■ **Instruction**
Your task is to give the number of lines in the listing that include "this", and nothing else.

■ **Listed entries**
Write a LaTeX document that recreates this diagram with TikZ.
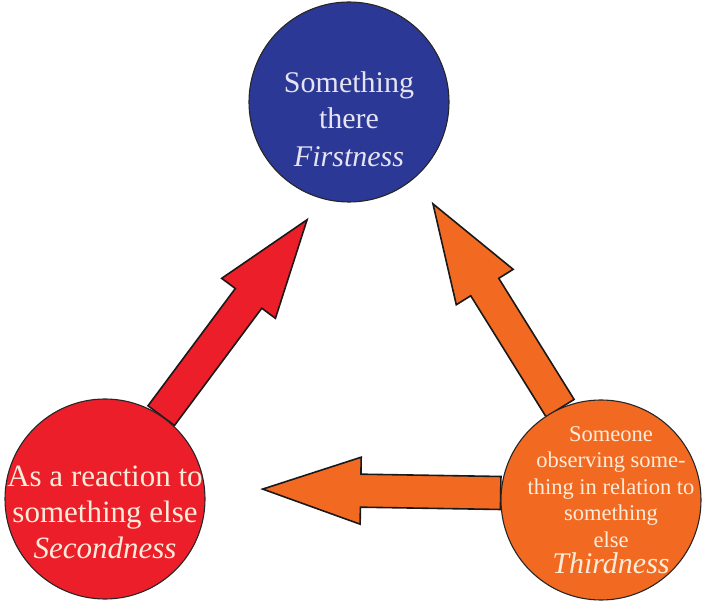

...

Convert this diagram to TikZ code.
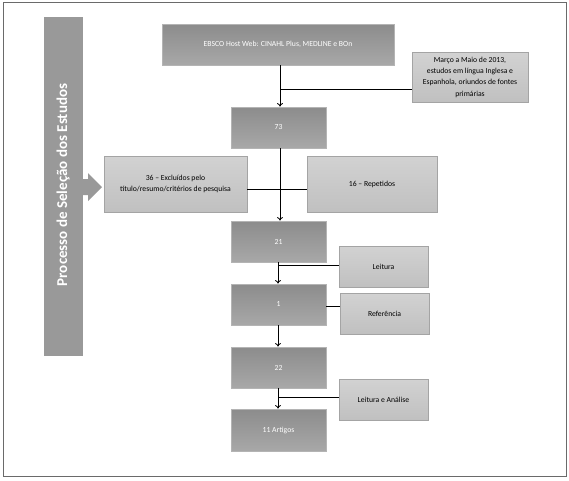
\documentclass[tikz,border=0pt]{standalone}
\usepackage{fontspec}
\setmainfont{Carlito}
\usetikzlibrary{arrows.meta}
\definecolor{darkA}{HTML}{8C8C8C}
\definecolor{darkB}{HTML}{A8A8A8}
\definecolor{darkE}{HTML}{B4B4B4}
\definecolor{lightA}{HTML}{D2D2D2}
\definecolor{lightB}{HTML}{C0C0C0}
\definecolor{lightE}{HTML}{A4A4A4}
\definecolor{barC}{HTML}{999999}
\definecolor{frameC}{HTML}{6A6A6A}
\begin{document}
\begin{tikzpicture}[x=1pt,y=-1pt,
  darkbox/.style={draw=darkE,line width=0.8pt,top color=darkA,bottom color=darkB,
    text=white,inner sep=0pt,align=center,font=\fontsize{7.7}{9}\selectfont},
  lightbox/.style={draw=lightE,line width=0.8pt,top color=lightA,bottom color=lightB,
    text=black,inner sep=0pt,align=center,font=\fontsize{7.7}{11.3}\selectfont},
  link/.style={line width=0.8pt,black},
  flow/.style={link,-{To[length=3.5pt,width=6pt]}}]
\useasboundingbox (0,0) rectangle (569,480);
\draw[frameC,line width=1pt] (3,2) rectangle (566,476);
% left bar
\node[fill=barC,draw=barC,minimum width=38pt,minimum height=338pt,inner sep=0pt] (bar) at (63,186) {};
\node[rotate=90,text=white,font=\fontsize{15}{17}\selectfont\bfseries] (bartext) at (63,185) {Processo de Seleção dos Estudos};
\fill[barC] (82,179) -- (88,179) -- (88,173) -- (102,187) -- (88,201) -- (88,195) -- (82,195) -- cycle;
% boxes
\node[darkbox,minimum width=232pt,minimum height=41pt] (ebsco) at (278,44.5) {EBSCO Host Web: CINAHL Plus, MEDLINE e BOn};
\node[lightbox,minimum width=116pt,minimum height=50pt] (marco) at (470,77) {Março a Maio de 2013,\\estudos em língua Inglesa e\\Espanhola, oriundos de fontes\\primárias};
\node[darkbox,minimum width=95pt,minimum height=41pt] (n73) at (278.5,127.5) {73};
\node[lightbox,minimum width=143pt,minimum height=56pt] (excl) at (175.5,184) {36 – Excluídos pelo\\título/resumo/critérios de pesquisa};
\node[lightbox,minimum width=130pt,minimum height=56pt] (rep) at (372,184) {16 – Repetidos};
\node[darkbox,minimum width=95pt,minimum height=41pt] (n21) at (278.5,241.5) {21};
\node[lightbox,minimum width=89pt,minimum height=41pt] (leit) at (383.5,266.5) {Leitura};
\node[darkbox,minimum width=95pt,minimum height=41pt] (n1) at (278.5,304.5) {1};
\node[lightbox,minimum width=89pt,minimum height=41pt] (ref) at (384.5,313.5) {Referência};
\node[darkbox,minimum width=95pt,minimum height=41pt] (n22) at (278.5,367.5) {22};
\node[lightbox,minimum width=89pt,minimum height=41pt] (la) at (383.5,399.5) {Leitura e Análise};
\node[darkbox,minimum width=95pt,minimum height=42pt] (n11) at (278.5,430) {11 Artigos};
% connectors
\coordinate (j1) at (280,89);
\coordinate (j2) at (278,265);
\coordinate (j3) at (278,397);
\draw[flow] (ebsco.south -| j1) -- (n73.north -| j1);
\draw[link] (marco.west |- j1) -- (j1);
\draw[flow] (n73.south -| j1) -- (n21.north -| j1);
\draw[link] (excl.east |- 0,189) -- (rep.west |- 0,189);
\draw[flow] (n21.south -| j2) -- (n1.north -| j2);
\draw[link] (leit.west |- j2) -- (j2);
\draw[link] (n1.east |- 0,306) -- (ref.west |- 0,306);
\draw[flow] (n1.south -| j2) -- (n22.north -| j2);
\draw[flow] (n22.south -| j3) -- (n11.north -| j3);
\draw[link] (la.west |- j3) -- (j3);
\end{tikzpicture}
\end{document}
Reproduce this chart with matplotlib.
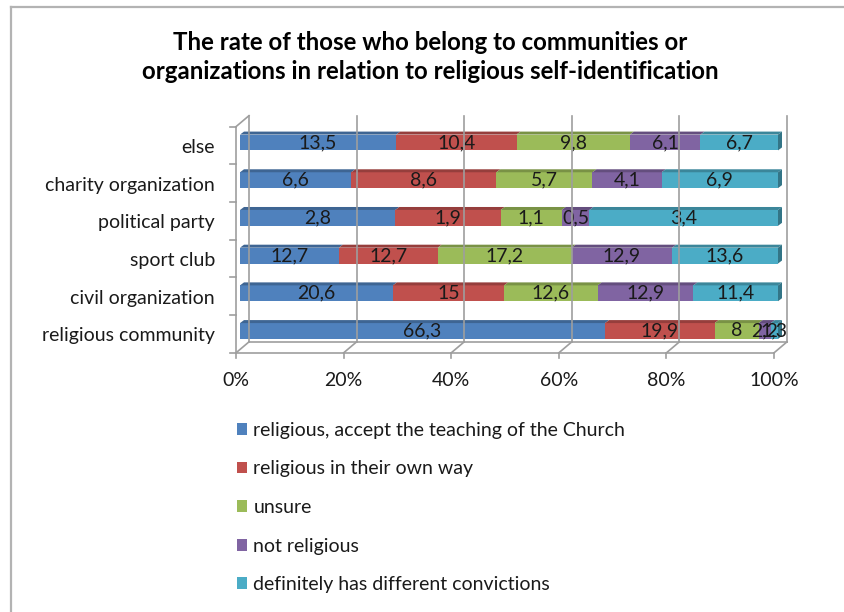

■ **Exercise response**
3